This morning, I was meeting with a good friend from church and talking to him about some of his struggles in feeling adequate enough to give an answer to the intellectual crowd around him. I have no doubt this is true for many others as well, including myself. The world’s wisdom is built on understanding. If we can’t see it, taste it, touch it, prove it, it simply cannot exist. How is it logical that God is simultaneously three distinct beings and one complete being? Who could be silly enough to believe that the earth was actually created by the Voice of God in six 24 hour periods of time?
It is easy for me to feel inadequate when big questions stump me. I feel like I am doing the Gospel an injustice through my inability to provide an answer. Apologetics are important and we should know what the Bible says and teaches, but I think 1 Peter 3:14a-15 is often taken out of context to make the case for answers being of supreme importance. It says,
Have no fear of them, nor be troubled, but in your hearts honor Christ the Lord as holy, always being prepared to make a defense to anyone who asks you for a reason for the hope that is in you.
This is the warrior motto for the apologetic because we must know the answers (or reasons) in order to respond to the questions. The context of this verse addresses suffering for Christ though. It’s not talking about writing books or having debates. Peter is telling us that, in Christ, we are able to cling to hope in the midst of trial. When we do that, others will see our hope and ask us about it.
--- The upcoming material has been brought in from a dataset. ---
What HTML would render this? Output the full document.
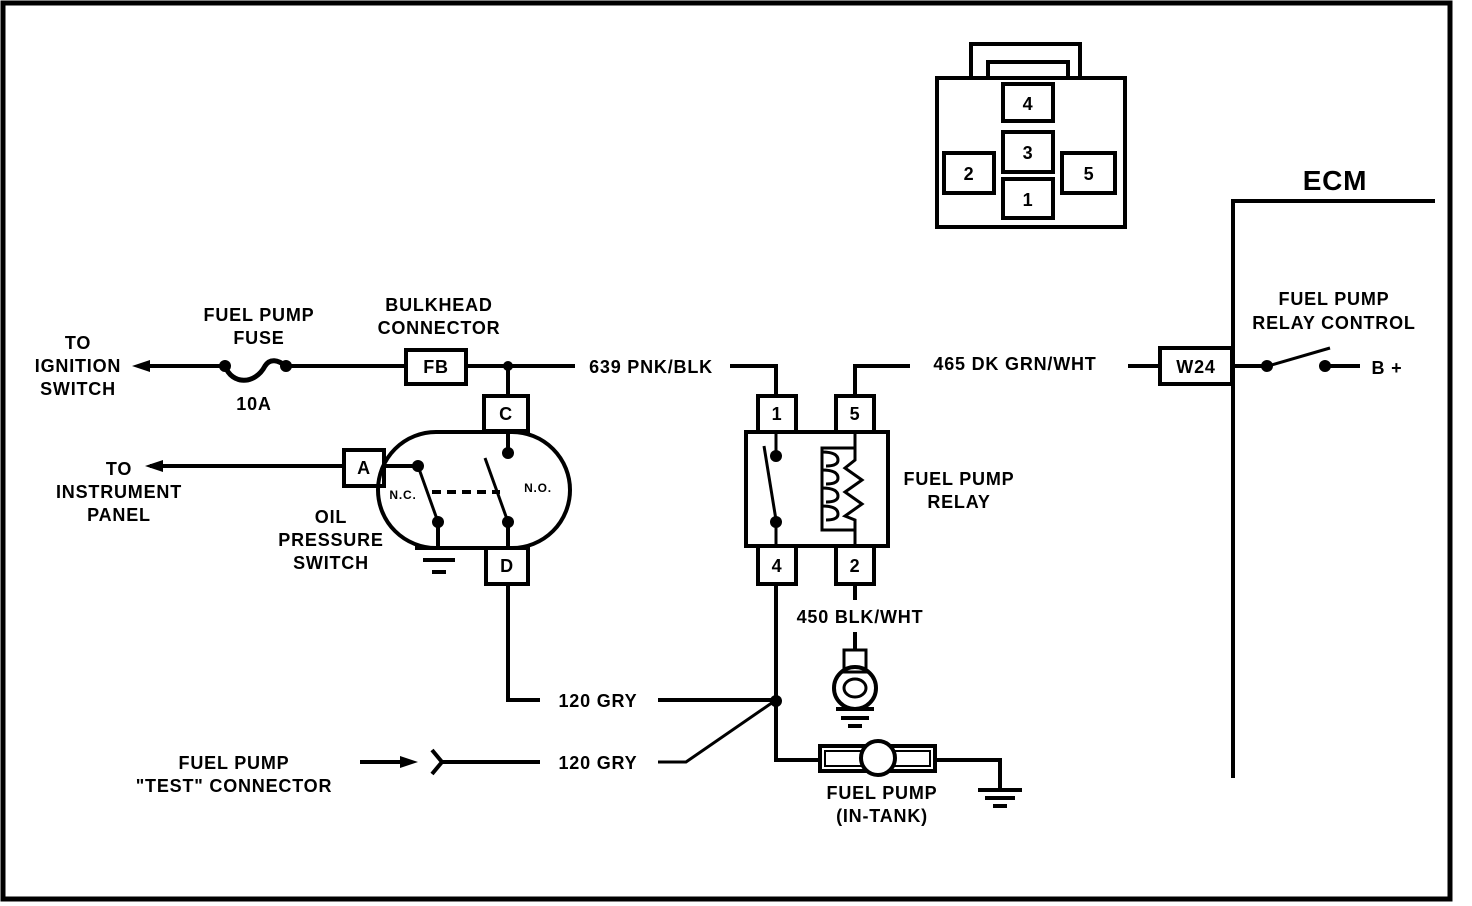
<!DOCTYPE html>
<html><head><meta charset="utf-8"><style>
html,body{margin:0;padding:0;background:#fff;}
svg{display:block;}
text{font-family:"Liberation Sans",sans-serif;font-weight:bold;font-size:18px;letter-spacing:0.8px;fill:#000;}
</style></head><body>
<svg width="1472" height="906" viewBox="0 0 1472 906" xmlns="http://www.w3.org/2000/svg">
<g fill="none" stroke="#000" stroke-width="4">
<rect x="3" y="3" width="1447" height="896" stroke-width="5"/>
<!-- top connector -->
<rect x="937" y="78" width="188" height="149"/>
<path d="M971 78 V44 H1080 V78"/>
<path d="M988 78 V62 H1068 V78"/>
<rect x="1003" y="84" width="50" height="37"/>
<rect x="1003" y="132" width="50" height="40"/>
<rect x="1003" y="179" width="50" height="39"/>
<rect x="944" y="153" width="50" height="40"/>
<rect x="1062" y="153" width="53" height="40"/>
<!-- ECM -->
<path d="M1233 778 V201 H1435"/>
<!-- fuse line -->
<path d="M145 366 H222"/>
<path d="M225 366 C232 385 255 385 265 366 C270 358 278 360 286 366" stroke-width="5"/>
<path d="M286 366 H406"/>
<rect x="406" y="350" width="60" height="34"/>
<path d="M466 366 H575"/>
<path d="M730 366 H776 V396"/>
<path d="M508 366 V396"/>
<rect x="484" y="396" width="44" height="35"/>
<!-- oil switch -->
<rect x="378" y="432" width="192" height="116" rx="58"/>
<rect x="344" y="450" width="40" height="36"/>
<path d="M150 466 H344"/>
<path d="M384 466 H418"/>
<path d="M418 466 L438 522" stroke-width="3"/>
<path d="M485 458 L508 522" stroke-width="3"/>
<path d="M432 492 H500" stroke-dasharray="9,6"/>
<path d="M508 431 V452"/>
<path d="M438 522 V548 M415 548 H462 M423 560 H455 M432 572 H446"/>
<rect x="486" y="548" width="42" height="36"/>
<path d="M508 522 V548"/>
<path d="M508 584 V700 H540"/>
<path d="M658 700 H776"/>
<!-- test connector -->
<path d="M360 762 H405"/>
<path d="M432 750 L442 762 L432 774"/>
<path d="M442 762 H540"/>
<path d="M658 762 H686 L776 700" stroke-width="3"/>
<!-- relay -->
<rect x="746" y="432" width="142" height="114"/>
<rect x="758" y="396" width="38" height="36"/>
<rect x="836" y="396" width="38" height="36"/>
<rect x="758" y="546" width="38" height="38"/>
<rect x="836" y="546" width="38" height="38"/>
<path d="M855 396 V366 H910"/>
<path d="M776 432 V455 M764 446 L776 520 M776 520 V546" stroke-width="3"/>
<path d="M855 432 V448 H822 V530 H855 V546" stroke-width="3"/>
<path d="M822 452 q16 0 16 8 q0 6 -12 6 M822 470 q16 0 16 8 q0 6 -12 6 M822 488 q16 0 16 8 q0 6 -12 6 M822 506 q16 0 16 8 q0 6 -12 6" stroke-width="3"/>
<path d="M855 448 V460 L845 468 L862 480 L845 492 L862 504 L845 516 L855 520 V530" stroke-width="3"/>
<path d="M776 584 V760 H820"/>
<path d="M855 584 V600 M855 632 V650"/>
<rect x="844" y="650" width="22" height="22" stroke-width="3"/>
<circle cx="855" cy="688" r="21"/>
<ellipse cx="855" cy="688" rx="11" ry="9" stroke-width="3"/>
<path d="M836 709 H874 M841 718 H869 M848 726 H862"/>
<!-- pump -->
<rect x="820" y="746" width="115" height="25"/>
<rect x="825" y="751" width="105" height="15" stroke-width="2"/>
<circle cx="878" cy="758" r="17" fill="#fff"/>
<path d="M935 760 H1000 V790 M978 790 H1022 M985 798 H1015 M993 806 H1007"/>
<!-- W24 -->
<path d="M1128 366 H1160"/>
<rect x="1160" y="348" width="72" height="36"/>
<path d="M1232 366 H1265 M1325 366 H1360"/>
<path d="M1268 366 L1330 348" stroke-width="3"/>
</g>
<g fill="#000">
<polygon points="132,366 150,360 150,372"/>
<polygon points="145,466 163,460 163,472"/>
<polygon points="418,762 400,756 400,768"/>
<circle cx="225" cy="366" r="6"/><circle cx="286" cy="366" r="6"/>
<circle cx="508" cy="366" r="5"/>
<circle cx="418" cy="466" r="6"/><circle cx="438" cy="522" r="6"/>
<circle cx="508" cy="453" r="6"/><circle cx="508" cy="522" r="6"/>
<circle cx="776" cy="456" r="6"/><circle cx="776" cy="522" r="6"/>
<circle cx="776" cy="701" r="6"/>
<circle cx="1267" cy="366" r="6"/><circle cx="1325" cy="366" r="6"/>
</g>
<g text-anchor="middle">
<text x="1028" y="110">4</text><text x="1028" y="159">3</text><text x="1028" y="206">1</text>
<text x="969" y="180">2</text><text x="1089" y="180">5</text>
<text x="1335" y="190" style="font-size:28px">ECM</text>
<text x="78" y="349">TO</text><text x="78" y="372">IGNITION</text><text x="78" y="395">SWITCH</text>
<text x="259" y="321">FUEL PUMP</text><text x="259" y="344">FUSE</text><text x="254" y="410">10A</text>
<text x="439" y="311">BULKHEAD</text><text x="439" y="334">CONNECTOR</text>
<text x="436" y="373">FB</text>
<text x="506" y="420">C</text><text x="364" y="474">A</text><text x="507" y="572">D</text>
<text x="403" y="499" style="font-size:12px">N.C.</text><text x="538" y="492" style="font-size:12px">N.O.</text>
<text x="119" y="475">TO</text><text x="119" y="498">INSTRUMENT</text><text x="119" y="521">PANEL</text>
<text x="331" y="523">OIL</text><text x="331" y="546">PRESSURE</text><text x="331" y="569">SWITCH</text>
<text x="651" y="373">639 PNK/BLK</text>
<text x="777" y="420">1</text><text x="855" y="420">5</text><text x="777" y="572">4</text><text x="855" y="572">2</text>
<text x="959" y="485">FUEL PUMP</text><text x="959" y="508">RELAY</text>
<text x="860" y="623">450 BLK/WHT</text>
<text x="1015" y="370">465 DK GRN/WHT</text>
<text x="1196" y="373">W24</text>
<text x="1334" y="305">FUEL PUMP</text><text x="1334" y="329">RELAY CONTROL</text>
<text x="1387" y="374">B +</text>
<text x="598" y="707">120 GRY</text><text x="598" y="769">120 GRY</text>
<text x="234" y="769">FUEL PUMP</text><text x="234" y="792">"TEST" CONNECTOR</text>
<text x="882" y="799">FUEL PUMP</text><text x="882" y="822">(IN-TANK)</text>
</g>
</svg>
</body></html>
The questions we need to answer don’t simply come from books and difficult passages in Scripture, they come from how others see us live our lives in light of the Gospel – Christ’s life, death, and resurrection (1 Cor. 15:1-5)
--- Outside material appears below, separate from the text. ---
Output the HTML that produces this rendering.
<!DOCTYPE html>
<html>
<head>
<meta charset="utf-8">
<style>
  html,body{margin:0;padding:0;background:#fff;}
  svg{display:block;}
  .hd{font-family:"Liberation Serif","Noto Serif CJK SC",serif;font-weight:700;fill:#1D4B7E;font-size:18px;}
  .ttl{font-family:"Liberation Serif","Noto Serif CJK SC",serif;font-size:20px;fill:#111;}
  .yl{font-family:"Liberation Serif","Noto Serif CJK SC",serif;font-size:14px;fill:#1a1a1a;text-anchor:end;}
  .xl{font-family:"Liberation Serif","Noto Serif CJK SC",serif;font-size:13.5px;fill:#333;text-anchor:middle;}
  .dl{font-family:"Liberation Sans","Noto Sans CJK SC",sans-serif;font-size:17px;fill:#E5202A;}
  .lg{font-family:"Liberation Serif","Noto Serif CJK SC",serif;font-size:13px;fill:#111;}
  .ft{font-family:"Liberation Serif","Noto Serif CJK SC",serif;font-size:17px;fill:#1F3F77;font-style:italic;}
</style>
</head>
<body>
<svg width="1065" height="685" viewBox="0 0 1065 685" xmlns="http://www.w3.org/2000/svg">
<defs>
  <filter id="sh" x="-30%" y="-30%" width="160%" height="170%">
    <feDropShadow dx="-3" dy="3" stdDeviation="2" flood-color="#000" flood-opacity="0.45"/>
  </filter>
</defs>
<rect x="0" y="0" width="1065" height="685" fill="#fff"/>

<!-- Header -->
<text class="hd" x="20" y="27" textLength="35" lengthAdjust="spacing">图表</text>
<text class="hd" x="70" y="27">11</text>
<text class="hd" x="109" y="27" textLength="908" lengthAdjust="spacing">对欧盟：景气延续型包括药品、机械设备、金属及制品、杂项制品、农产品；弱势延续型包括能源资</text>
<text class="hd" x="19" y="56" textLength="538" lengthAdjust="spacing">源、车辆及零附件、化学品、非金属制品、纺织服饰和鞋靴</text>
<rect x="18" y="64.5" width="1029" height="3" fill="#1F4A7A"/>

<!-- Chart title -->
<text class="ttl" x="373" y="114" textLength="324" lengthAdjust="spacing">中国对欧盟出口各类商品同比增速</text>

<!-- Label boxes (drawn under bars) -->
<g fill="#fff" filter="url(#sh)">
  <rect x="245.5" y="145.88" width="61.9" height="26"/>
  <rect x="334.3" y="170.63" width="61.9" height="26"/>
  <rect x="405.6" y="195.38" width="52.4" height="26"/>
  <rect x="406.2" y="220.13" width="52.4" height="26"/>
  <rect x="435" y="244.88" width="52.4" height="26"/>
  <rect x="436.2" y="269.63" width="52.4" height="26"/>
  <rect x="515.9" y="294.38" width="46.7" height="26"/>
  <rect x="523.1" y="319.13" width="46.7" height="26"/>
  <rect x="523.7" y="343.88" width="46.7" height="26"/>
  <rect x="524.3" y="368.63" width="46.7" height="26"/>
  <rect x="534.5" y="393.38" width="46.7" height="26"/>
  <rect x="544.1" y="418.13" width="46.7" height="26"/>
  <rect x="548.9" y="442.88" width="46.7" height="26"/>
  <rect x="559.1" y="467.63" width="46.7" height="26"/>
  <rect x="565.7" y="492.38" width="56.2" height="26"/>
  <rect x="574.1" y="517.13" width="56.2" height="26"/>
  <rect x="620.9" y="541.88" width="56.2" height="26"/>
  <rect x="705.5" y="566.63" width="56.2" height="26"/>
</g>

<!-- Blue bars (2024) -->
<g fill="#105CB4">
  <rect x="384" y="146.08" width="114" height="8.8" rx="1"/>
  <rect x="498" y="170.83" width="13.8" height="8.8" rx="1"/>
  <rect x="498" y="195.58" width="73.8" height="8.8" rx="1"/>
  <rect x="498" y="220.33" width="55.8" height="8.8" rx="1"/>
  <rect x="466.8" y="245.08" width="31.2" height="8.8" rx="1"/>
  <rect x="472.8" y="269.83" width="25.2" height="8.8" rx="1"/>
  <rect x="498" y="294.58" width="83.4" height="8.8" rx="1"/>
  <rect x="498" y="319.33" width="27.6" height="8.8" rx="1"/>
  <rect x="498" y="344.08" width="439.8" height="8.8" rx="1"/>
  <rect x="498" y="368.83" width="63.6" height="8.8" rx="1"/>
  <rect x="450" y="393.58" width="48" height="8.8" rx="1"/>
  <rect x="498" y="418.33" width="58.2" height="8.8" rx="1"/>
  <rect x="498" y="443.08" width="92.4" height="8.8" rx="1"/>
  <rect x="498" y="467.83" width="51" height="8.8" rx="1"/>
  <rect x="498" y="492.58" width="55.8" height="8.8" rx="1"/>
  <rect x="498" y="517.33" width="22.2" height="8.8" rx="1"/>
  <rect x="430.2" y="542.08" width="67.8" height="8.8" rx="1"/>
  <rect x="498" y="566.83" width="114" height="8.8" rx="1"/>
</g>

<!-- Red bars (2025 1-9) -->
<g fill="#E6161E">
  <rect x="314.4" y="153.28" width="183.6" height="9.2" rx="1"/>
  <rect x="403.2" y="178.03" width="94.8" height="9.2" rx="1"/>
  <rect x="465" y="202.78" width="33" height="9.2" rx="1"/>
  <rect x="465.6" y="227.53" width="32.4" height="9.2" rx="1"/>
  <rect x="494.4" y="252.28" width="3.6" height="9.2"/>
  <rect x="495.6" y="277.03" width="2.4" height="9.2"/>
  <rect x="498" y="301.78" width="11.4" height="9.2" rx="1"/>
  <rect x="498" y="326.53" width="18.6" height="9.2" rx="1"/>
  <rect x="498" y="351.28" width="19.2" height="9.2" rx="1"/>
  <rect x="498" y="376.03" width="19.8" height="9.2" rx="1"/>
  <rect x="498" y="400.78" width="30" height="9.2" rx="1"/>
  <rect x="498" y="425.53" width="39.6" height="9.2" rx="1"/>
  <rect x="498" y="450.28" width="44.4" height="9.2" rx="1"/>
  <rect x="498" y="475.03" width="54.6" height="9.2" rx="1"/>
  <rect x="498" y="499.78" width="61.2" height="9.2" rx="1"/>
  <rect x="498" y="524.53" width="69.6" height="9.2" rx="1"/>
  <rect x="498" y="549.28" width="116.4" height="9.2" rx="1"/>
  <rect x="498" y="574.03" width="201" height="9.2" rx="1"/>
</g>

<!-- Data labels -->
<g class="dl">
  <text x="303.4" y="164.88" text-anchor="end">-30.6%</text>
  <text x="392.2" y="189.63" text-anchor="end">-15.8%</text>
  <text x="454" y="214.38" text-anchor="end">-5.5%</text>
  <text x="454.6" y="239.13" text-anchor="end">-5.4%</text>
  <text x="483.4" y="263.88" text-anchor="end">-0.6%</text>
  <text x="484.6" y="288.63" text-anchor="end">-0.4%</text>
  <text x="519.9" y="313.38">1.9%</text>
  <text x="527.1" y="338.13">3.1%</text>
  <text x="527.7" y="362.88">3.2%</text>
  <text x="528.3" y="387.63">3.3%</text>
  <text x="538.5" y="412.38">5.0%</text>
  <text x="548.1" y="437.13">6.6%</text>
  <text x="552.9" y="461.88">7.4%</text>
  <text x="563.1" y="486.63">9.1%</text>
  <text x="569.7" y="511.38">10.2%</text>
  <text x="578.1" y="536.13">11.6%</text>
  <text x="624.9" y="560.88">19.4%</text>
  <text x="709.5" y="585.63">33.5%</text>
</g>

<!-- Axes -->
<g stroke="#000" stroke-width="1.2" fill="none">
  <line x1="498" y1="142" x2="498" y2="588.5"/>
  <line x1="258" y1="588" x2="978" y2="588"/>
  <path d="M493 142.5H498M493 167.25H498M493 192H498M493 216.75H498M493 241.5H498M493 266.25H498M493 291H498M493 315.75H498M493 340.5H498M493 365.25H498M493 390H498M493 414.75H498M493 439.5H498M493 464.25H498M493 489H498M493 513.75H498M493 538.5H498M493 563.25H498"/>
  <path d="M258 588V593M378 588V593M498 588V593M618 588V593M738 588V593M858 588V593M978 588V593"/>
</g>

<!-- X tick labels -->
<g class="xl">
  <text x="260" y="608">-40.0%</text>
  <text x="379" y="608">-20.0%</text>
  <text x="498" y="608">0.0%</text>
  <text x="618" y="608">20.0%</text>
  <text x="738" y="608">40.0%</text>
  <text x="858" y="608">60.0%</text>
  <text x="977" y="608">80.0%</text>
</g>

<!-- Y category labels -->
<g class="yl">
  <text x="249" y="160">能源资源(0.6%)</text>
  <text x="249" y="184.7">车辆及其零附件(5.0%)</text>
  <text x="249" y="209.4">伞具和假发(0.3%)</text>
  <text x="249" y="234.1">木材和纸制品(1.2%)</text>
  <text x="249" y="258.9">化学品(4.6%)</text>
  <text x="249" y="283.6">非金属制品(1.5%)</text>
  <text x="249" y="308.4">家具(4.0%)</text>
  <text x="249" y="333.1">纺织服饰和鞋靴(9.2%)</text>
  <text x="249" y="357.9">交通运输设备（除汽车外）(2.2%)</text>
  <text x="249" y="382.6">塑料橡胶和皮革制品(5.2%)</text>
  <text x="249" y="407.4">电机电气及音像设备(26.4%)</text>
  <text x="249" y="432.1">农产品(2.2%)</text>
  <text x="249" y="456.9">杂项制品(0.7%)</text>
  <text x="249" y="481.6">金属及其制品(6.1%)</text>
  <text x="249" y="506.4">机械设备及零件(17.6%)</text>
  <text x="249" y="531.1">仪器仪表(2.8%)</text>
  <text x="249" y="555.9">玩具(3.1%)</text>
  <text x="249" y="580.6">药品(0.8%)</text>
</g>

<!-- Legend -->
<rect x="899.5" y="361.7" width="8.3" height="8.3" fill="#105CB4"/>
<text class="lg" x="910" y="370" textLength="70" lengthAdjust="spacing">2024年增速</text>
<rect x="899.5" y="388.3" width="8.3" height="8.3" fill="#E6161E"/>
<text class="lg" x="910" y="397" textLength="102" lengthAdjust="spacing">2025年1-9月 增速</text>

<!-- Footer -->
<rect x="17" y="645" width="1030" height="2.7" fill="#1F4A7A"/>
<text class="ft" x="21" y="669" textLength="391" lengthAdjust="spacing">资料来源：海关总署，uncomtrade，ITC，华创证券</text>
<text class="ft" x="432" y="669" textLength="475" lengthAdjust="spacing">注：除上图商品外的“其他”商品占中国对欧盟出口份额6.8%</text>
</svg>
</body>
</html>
I was reminded of a quote from Russell Moore in his book, Tempted and Tried that is a great reminder of Gospel transformation.
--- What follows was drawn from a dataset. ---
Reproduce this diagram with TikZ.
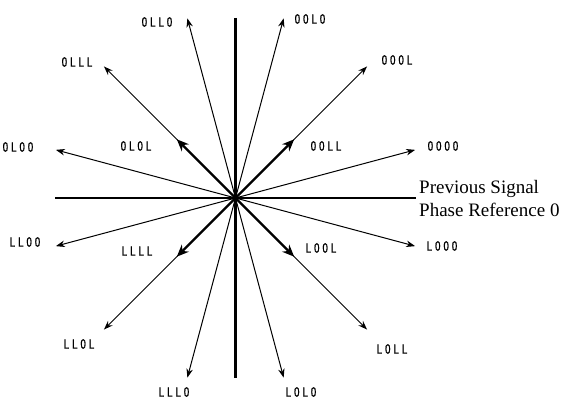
\documentclass[tikz,border=0pt]{standalone}
\usepackage{fontspec}
\setmainfont{Liberation Serif}
\newfontfamily\labfont[FakeStretch=0.72,LetterSpace=22,FakeBold=1.2]{Liberation Sans}
\usetikzlibrary{arrows.meta}
\tikzset{
  axis/.style={line width=2.8pt},
  thinarrow/.style={line width=1pt,-{Stealth[length=9pt,width=6.5pt]}},
  thickarrow/.style={line width=2.4pt,-{Stealth[length=12pt,width=10pt]}},
  lab/.style={font=\labfont\fontsize{13.5}{14}\selectfont,inner sep=0pt},
  caption/.style={font=\fontsize{19}{23}\selectfont,inner sep=0pt,align=left,anchor=north west},
}
\begin{document}
\begin{tikzpicture}[x=1pt,y=-1pt]
\useasboundingbox (0,0) rectangle (569,406);
\coordinate (O) at (235.5,198);
\coordinate (xl) at (55,198);
\coordinate (xr) at (416,198);
\coordinate (yt) at (235.5,18);
\coordinate (yb) at (235.5,378);
\draw[axis] (xl) -- (xr);
\draw[axis] (yt) -- (yb);
% long arrows
\foreach \n/\a in {a/15,b/45,c/75,d/105,e/135,f/165,g/195,h/225,i/255,j/285,k/315,l/345}{
  \coordinate (t\n) at ([shift={(-\a:186)}]O);
  \draw[thinarrow] (O) -- (t\n);
}
% short thick arrows
\foreach \n/\a in {b/45,e/135,h/225,k/315}{
  \coordinate (s\n) at ([shift={(-\a:83)}]O);
  \draw[thickarrow] (O) -- (s\n);
}
% labels
\node[lab] (l0110) at (157,22) {0LL0};
\node[lab] (l0010) at (310,19) {00L0};
\node[lab] (l0111) at (77,62) {0LLL};
\node[lab] (l0101) at (136,146) {0L0L};
\node[lab] (l0100) at (18,147) {0L00};
\node[lab] (l0001) at (397,60) {000L};
\node[lab] (l0011) at (326,146) {00LL};
\node[lab] (l0000) at (443,146) {0000};
\node[lab] (l1100) at (25,242) {LL00};
\node[lab] (l1111) at (137,251) {LLLL};
\node[lab] (l1101) at (79,344) {LL0L};
\node[lab] (l1110) at (174,392) {LLL0};
\node[lab] (l1010) at (301,392) {L0L0};
\node[lab] (l1001) at (321,248) {L00L};
\node[lab] (l1000) at (442,246) {L000};
\node[lab] (l1011) at (392,349) {L0LL};
\node[caption] (cap) at (419,180) {Previous Signal\\Phase Reference 0};
\end{tikzpicture}
\end{document}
The temptation toward self-protection moves with us as we move forward in the Christian life. In our dialogue with those outside the faith, we often fall for this temptation not only in tone (as we’ll see shortly) but also in content. We often want an incontrovertible, airtight argument for the truthfulness of the Christian gospel, something that can be tested and verified. We want to see Jesus – and thus ourselves – protected from any possible attack. Some do this by resting everything on intellectually rigorous arguments – historical evidence for the resurrection, say, or on the intricate structure of the human eye, or whatever. Others do this by looking for dramatic public evidences of God’s existence – in miracles or healings or revivals. This is an old and persistent strain in the Christian life. The apostle Paul wrote to the church at Corinth that the Greeks demanded signs of wisdom and the Jews demanded signs of power, but it was through the apostolic preaching that the aspirations of both were found in Christ, who is “the power and God and the wisdom of God” (1 Cor. 1:24). Humanly speaking, this was a paradoxically weak power and a paradoxically foolish wisdom. But Christ alone could illuminate and overcome the darkness out there and in here.
Sometimes believers will throw up their hands in frustration with non-Christian people they know. “I have said everything I know to say to her about the gospel,” one might say. “She already knows it all and still doesn’t believe.” Often what we seek is another argument, a hidden angle that our interlocutor hasn’t thought through before. But that’s rarely how the gospel is heard and received. Think about it in your own case. Did you believe the gospel the first time you ever heard it? Perhaps you did, but if so, you’re quite unusual. Most of us heard the gospel over and over and over again until one day it hit us in a very different way. And what was different about it? Was it a new argument? Did you say to yourself, “Wait, you mean there’s archaeological evidence proving the historical existence of the Hittites?” or “Hold on, there were five hundred witnesses to the resurrection? Well, what must I do to be saved?”
No, in most cases what we heard was the same old gospel – Christ crucified for us, buried, raised from the dead – and suddenly there was light (2 Cor. 4:6). Suddenly what had seemed boring or irrelevant to us now seemed quite personal. We heard a man’s voice in that gospel, and we wanted to follow that voice (John 10:3, 16). We saw a light of glory that overwhelmed us (2 Cor. 4:6). The same is true with the as-of-yet unbelieving world around us or the as-of-yet unbelieving relatives we have waiting for us at the Thanksgiving dinner table. You need not be intimidated by unbelievers, as though what you need is a more nuanced “worldview” to protect the kingdom of God from their threats. Yes, we engage in apologetic arguments, but those aren’t at the hub of our mission. By talking with unbelievers about arguments against the existence of God or scientific evidence for blind natural selection or whatever, all we’re doing is listening to the defense mechanisms of those who are, as we were, scared of the sound of God’s presence in the garden. We should talk about those things lovingly, but not so we can defend the faith. We engage others only so we can get to know the only announcement that assaults the blinding power of the god of this age (2 Cor. 4:4). The gospel is big enough to fight for itself.